Print the lines of the listing below verbatim from its first line through the line bearing "0.1, -0.03, -0.07, -0.08]". Any pictures are to be omitted.

▼

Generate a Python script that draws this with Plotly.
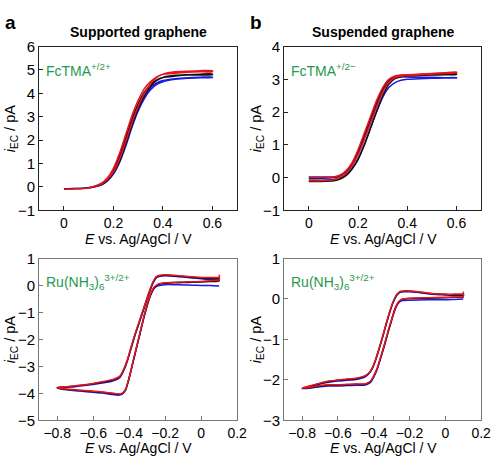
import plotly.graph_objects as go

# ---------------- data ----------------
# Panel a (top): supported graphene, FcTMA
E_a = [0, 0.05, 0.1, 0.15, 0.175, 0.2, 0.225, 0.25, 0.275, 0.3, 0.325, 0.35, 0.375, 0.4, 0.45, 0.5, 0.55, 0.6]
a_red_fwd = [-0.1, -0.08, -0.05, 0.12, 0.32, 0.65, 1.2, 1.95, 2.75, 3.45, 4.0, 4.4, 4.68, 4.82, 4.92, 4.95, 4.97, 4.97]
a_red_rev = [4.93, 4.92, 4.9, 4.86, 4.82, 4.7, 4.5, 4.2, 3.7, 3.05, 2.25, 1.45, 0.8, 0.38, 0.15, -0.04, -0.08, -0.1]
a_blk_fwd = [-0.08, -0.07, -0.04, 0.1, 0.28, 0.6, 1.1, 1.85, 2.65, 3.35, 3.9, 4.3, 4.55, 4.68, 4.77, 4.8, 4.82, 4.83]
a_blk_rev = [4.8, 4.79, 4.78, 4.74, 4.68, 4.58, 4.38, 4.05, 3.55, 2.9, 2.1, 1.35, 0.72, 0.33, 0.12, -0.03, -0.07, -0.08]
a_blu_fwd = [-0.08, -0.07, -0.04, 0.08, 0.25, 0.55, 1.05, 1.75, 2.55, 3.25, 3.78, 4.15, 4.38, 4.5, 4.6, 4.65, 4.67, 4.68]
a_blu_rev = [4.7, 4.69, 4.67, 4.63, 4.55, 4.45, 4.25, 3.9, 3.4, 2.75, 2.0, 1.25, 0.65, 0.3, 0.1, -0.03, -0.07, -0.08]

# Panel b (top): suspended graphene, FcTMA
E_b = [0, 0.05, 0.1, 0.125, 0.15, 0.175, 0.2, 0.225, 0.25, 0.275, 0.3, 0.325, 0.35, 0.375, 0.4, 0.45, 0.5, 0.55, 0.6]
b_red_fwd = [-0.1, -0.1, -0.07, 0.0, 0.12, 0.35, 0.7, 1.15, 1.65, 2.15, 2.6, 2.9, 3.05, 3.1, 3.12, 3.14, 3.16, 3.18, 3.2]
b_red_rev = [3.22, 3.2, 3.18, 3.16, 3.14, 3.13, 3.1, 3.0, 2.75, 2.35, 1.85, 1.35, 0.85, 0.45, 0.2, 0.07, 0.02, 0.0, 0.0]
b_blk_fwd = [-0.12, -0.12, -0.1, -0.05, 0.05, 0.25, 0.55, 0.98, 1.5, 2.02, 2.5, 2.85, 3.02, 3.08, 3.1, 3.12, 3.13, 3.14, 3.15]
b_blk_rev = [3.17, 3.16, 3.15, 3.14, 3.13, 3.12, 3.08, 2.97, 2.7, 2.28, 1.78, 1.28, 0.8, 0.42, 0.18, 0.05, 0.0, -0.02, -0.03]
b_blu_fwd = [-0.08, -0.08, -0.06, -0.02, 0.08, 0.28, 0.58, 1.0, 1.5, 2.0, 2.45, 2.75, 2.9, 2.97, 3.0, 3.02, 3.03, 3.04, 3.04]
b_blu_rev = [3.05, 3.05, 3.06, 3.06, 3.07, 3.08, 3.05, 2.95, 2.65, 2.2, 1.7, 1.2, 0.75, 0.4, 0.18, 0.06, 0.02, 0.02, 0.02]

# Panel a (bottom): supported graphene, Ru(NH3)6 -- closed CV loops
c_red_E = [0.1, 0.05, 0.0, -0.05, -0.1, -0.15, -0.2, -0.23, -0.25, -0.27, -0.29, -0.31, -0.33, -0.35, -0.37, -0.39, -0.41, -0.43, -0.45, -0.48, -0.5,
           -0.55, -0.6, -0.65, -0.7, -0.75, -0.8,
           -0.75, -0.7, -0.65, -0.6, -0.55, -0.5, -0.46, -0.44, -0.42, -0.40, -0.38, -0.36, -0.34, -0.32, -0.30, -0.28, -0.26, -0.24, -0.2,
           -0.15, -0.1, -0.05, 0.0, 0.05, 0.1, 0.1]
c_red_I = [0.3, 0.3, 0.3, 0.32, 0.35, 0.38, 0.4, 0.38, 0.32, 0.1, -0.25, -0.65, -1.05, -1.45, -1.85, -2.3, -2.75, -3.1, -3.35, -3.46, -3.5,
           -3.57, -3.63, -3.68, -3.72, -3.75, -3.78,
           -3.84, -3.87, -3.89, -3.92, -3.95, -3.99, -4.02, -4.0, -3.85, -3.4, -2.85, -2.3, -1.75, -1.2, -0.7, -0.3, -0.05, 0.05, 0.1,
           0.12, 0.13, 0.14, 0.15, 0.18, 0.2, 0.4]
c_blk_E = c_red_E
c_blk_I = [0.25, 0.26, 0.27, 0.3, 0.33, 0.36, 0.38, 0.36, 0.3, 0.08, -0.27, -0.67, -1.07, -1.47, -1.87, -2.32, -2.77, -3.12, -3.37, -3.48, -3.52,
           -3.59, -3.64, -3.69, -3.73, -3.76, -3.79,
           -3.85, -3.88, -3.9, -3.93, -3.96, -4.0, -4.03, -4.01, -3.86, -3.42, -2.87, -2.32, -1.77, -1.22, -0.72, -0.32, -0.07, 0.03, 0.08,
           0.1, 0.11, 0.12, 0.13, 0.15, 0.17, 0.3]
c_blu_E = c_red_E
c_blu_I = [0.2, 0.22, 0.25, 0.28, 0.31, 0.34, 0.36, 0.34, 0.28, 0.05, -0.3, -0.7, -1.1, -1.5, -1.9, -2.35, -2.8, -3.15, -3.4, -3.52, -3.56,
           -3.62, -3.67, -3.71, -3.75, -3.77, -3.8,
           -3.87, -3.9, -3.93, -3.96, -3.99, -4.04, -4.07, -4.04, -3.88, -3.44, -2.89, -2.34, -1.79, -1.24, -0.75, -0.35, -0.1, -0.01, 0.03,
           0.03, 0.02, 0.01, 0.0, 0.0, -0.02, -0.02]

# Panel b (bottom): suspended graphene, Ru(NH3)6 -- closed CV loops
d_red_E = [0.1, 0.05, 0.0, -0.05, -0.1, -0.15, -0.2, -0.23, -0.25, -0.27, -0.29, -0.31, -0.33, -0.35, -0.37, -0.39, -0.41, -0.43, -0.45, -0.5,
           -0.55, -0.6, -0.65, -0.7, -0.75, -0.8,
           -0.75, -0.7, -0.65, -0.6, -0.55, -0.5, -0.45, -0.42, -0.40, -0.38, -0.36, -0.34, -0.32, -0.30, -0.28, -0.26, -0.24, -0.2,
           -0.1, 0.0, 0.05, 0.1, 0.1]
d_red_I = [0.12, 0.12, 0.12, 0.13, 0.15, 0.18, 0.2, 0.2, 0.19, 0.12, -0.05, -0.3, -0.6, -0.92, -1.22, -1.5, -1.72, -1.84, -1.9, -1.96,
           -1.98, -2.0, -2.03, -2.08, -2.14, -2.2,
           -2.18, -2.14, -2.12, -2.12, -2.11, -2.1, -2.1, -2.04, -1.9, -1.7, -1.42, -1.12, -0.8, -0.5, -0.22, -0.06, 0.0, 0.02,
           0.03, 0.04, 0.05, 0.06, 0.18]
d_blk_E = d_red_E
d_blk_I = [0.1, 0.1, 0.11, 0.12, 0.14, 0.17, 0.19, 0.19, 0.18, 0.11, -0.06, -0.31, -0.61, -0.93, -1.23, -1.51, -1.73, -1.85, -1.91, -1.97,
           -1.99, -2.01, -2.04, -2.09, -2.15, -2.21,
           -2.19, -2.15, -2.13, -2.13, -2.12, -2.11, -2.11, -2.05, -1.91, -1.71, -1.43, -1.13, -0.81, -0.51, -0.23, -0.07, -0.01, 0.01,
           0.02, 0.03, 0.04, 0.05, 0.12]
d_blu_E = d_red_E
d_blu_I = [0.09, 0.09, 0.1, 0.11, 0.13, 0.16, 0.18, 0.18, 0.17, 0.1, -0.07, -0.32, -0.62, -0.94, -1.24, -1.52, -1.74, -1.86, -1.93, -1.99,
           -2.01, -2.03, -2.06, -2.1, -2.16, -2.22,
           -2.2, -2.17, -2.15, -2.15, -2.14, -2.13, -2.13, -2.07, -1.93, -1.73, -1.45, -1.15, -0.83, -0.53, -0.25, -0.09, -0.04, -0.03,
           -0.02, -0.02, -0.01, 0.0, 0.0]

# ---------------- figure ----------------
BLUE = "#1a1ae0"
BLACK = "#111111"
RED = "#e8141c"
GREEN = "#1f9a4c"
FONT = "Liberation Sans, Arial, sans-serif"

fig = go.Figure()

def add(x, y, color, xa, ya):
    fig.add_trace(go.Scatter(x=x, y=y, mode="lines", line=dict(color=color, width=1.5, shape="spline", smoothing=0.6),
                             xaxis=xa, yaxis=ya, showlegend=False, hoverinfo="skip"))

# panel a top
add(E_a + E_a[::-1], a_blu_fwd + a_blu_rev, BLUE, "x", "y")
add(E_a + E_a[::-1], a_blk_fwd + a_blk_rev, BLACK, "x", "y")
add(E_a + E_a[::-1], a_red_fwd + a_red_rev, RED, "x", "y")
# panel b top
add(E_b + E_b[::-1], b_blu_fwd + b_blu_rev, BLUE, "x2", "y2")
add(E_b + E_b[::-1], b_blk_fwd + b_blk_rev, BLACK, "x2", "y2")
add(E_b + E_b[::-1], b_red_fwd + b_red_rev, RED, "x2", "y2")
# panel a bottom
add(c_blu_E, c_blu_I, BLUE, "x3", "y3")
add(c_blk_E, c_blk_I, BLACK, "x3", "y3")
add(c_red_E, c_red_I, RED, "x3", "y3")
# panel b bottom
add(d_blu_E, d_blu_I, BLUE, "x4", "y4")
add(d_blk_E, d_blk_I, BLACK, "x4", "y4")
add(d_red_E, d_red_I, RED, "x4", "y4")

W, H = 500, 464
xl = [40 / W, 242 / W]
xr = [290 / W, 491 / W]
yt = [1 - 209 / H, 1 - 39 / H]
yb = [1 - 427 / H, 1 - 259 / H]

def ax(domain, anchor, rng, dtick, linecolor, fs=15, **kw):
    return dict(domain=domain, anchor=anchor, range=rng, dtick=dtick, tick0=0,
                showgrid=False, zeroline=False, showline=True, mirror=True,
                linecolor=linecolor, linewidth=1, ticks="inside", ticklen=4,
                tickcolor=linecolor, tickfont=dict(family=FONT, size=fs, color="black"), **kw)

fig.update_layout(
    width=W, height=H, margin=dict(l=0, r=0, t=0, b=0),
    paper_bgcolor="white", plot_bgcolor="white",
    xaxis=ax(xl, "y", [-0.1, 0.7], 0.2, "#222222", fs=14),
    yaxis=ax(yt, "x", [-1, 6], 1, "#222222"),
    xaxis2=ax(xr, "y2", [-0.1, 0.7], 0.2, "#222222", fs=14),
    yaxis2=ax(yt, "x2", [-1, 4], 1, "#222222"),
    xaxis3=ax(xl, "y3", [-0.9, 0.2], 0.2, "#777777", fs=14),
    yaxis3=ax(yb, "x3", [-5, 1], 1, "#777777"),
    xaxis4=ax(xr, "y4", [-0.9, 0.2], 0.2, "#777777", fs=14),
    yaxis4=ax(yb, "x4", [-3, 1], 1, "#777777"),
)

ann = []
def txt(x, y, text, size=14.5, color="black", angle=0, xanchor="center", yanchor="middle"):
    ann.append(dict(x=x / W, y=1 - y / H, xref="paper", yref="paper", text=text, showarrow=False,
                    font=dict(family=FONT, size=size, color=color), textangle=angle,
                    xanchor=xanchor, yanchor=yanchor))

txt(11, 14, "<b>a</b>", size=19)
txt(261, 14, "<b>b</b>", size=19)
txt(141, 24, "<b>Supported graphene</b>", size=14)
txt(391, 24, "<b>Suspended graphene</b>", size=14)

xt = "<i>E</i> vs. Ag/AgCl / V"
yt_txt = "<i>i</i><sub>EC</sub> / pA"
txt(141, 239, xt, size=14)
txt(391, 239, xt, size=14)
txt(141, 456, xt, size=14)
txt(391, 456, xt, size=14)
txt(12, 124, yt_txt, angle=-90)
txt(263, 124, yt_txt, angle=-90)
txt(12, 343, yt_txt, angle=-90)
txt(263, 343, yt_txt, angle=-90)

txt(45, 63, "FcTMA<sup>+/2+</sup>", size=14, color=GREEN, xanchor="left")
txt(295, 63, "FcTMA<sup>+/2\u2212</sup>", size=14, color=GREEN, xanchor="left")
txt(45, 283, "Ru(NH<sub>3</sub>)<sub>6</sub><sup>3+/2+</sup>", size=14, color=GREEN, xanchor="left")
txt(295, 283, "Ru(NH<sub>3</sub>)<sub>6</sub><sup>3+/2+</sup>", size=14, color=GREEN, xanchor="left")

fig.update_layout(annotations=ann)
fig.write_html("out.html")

▲

RESPONSE FOR THIS EXERCISE
Generate a Python script that draws this with Plotly.
import plotly.graph_objects as go

# ---------------- data ----------------
# Panel a (top): supported graphene, FcTMA
E_a = [0, 0.05, 0.1, 0.15, 0.175, 0.2, 0.225, 0.25, 0.275, 0.3, 0.325, 0.35, 0.375, 0.4, 0.45, 0.5, 0.55, 0.6]
a_red_fwd = [-0.1, -0.08, -0.05, 0.12, 0.32, 0.65, 1.2, 1.95, 2.75, 3.45, 4.0, 4.4, 4.68, 4.82, 4.92, 4.95, 4.97, 4.97]
a_red_rev = [4.93, 4.92, 4.9, 4.86, 4.82, 4.7, 4.5, 4.2, 3.7, 3.05, 2.25, 1.45, 0.8, 0.38, 0.15, -0.04, -0.08, -0.1]
a_blk_fwd = [-0.08, -0.07, -0.04, 0.1, 0.28, 0.6, 1.1, 1.85, 2.65, 3.35, 3.9, 4.3, 4.55, 4.68, 4.77, 4.8, 4.82, 4.83]
a_blk_rev = [4.8, 4.79, 4.78, 4.74, 4.68, 4.58, 4.38, 4.05, 3.55, 2.9, 2.1, 1.35, 0.72, 0.33, 0.12, -0.03, -0.07, -0.08]
a_blu_fwd = [-0.08, -0.07, -0.04, 0.08, 0.25, 0.55, 1.05, 1.75, 2.55, 3.25, 3.78, 4.15, 4.38, 4.5, 4.6, 4.65, 4.67, 4.68]
a_blu_rev = [4.7, 4.69, 4.67, 4.63, 4.55, 4.45, 4.25, 3.9, 3.4, 2.75, 2.0, 1.25, 0.65, 0.3, 0.1, -0.03, -0.07, -0.08]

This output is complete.